The Wild West of drone regulation as we know it may soon cease to exist. If lawmakers have their way, state and local governments—including Native American tribal authorities—could soon have the power to regulate the use of Unmanned Aircraft Systems as they see fit.

At least, that’s what a group of Democratic and Republican members of Congress are pitching as the Drone Federalism Act. The biggest takeaway from the bill is a provision that allows state, local and Native American tribal authorities to regulate how hobbyists and businesses can operate their drones below 200 feet and within 200 feet of a structure, with the option to seek assistance from the FAA.

“State, local, and tribal governments have a legitimate interest in protecting public safety and privacy from the misuse of drones,” Democratic Sen. Dianne Feinstein said in a statement. “This bill allows communities to create low-altitude speed limits, local no-drone zones or rules that are appropriate to their own circumstances.”

A study released in March by the Center for the Study of the Drone at Bard College found that at least 135 local governments across 31 states had already enacted their own UAS regulations.

The bill proposes that the FAA choose 10 local, state and tribal governments to create two-year pilot programs they work together on to craft regulations. The FAA would act as a liaison between the local government regulations and the national drone air traffic management system NASA is working on implementing and then report back best practices and how the FAA should work with local government.

RELATED: Tom Cruise Pulled Off an ‘Outrageous’ Pilot Stunt for ‘American Made’
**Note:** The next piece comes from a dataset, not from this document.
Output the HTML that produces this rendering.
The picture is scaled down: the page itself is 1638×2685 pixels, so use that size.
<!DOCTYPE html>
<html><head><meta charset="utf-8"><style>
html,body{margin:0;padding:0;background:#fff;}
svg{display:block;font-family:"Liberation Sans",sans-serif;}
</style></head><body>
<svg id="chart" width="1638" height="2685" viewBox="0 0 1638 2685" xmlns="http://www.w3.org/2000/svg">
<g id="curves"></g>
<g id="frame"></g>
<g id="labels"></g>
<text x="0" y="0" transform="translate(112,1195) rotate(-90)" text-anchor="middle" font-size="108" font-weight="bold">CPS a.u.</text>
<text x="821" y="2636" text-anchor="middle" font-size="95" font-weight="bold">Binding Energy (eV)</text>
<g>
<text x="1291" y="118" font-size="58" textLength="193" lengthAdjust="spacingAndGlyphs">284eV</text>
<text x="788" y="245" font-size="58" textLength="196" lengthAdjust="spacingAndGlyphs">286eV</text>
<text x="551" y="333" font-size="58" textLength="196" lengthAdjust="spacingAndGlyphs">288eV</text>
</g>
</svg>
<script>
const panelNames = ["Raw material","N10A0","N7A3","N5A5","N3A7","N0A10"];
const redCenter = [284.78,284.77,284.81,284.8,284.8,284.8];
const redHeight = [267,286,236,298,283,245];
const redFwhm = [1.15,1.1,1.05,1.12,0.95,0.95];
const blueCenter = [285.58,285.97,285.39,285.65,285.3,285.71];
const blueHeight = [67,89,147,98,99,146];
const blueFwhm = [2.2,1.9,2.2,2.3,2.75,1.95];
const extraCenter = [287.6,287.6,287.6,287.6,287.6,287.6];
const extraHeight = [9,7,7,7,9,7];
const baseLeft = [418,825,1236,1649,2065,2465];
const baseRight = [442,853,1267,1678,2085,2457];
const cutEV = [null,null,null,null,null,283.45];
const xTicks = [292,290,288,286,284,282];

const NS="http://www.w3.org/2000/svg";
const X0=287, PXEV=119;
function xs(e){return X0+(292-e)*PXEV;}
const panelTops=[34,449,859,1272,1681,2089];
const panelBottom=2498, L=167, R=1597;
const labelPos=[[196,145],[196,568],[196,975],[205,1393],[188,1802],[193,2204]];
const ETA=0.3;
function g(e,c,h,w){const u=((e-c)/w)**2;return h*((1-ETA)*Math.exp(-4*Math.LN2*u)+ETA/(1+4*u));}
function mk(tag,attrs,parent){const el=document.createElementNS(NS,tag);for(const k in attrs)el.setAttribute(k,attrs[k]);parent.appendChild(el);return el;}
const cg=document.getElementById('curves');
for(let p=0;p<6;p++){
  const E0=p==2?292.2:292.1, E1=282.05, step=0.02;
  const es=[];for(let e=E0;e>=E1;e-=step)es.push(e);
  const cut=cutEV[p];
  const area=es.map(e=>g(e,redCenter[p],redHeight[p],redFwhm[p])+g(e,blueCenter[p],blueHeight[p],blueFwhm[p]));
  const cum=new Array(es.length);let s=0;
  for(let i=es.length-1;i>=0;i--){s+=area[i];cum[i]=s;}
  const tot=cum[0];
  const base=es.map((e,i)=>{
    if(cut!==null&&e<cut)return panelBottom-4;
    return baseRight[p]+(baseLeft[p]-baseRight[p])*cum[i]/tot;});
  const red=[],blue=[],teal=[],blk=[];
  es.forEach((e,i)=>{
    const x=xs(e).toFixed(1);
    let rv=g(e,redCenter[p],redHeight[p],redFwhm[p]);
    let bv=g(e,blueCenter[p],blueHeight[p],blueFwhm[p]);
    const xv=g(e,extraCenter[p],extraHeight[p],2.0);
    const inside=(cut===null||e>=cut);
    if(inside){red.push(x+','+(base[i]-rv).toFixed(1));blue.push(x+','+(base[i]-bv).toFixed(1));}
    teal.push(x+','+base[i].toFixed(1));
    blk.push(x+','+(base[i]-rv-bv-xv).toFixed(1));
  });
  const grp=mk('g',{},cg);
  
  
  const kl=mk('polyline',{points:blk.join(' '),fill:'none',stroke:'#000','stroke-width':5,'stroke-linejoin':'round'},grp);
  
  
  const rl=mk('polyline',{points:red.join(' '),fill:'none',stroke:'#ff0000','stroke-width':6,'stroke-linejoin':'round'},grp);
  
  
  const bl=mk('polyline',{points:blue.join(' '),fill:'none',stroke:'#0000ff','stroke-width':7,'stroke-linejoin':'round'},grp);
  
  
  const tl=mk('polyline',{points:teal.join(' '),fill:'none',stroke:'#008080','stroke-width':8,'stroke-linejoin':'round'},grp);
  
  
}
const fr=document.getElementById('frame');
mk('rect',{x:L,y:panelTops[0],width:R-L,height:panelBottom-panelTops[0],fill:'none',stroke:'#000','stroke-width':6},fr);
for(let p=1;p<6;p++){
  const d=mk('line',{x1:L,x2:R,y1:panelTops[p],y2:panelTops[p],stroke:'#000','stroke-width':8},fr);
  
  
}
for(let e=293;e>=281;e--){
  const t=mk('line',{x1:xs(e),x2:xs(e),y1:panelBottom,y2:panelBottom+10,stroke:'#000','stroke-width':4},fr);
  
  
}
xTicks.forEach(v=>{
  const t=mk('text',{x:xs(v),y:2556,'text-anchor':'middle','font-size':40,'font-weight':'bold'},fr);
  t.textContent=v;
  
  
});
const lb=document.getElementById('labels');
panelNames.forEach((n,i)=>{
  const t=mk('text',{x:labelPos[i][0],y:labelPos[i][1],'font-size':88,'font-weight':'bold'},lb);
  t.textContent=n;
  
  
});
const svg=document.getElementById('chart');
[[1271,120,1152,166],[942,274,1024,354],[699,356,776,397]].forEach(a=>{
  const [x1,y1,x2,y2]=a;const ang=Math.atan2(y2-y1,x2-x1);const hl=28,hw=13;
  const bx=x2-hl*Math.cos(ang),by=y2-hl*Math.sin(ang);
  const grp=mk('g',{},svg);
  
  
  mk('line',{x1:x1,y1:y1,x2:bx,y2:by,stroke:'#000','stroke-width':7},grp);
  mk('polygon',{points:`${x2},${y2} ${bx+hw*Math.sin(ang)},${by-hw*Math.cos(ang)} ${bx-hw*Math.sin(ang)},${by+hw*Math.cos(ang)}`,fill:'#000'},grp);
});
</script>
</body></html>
This all comes on the heels of a federal appeals court in Washington, D.C., ruling that the way the FAA wen’t about drone hobbyist registration fell outside the accepted rules of government implementation. This means hobbyists no longer have to register their drones in a national database, or pay the $5 fee, as previously required for any UAS weighing between .55 pounds and 55 pounds.

In an interview with Dronelife, professional drone pilot Vic Moss painted a bleak outlook for operators who have turned the hobby into a business.

“I’ve flown over 55 roof inspections in the last 10 days due to the recent Denver hail storm,” he said. “If Feinstein’s bill had been in effect, and Colorado had fallen into the 200-foot trap, myself and about 30 other pilots would have been out tens of thousands of dollars. And who knows how many insurance adjusters would have fallen off of roofs or ladders in that time? In addition to putting thousands of drone companies out of business, it will set back this industry and its growth potential to levels worse than they were at the very beginning.”

It could also potentially affect first-person-view drone racing, which is a growing segment of the UAS market. Multi GP is a local grassroots-oriented drone racing league that currently has more than 17,000 pilots registered at over 1,000 chapters worldwide, with a large majority located in the United States. The Orlando Multi GP chapter Orlando RotoRacers had to work with local government to continue racing at their Orlando chapter, despite over two years running of incident-free flying, because of a local drone ordinance put into place.

While the drone racing leagues you may be familiar with, like DRL on ESPN, DR1 or IDRA may not be affected by this because of their limited events and select paid-for locations, Multi GP — the place where basically every fast American FPV drone pilot got his start—could be affected heavily.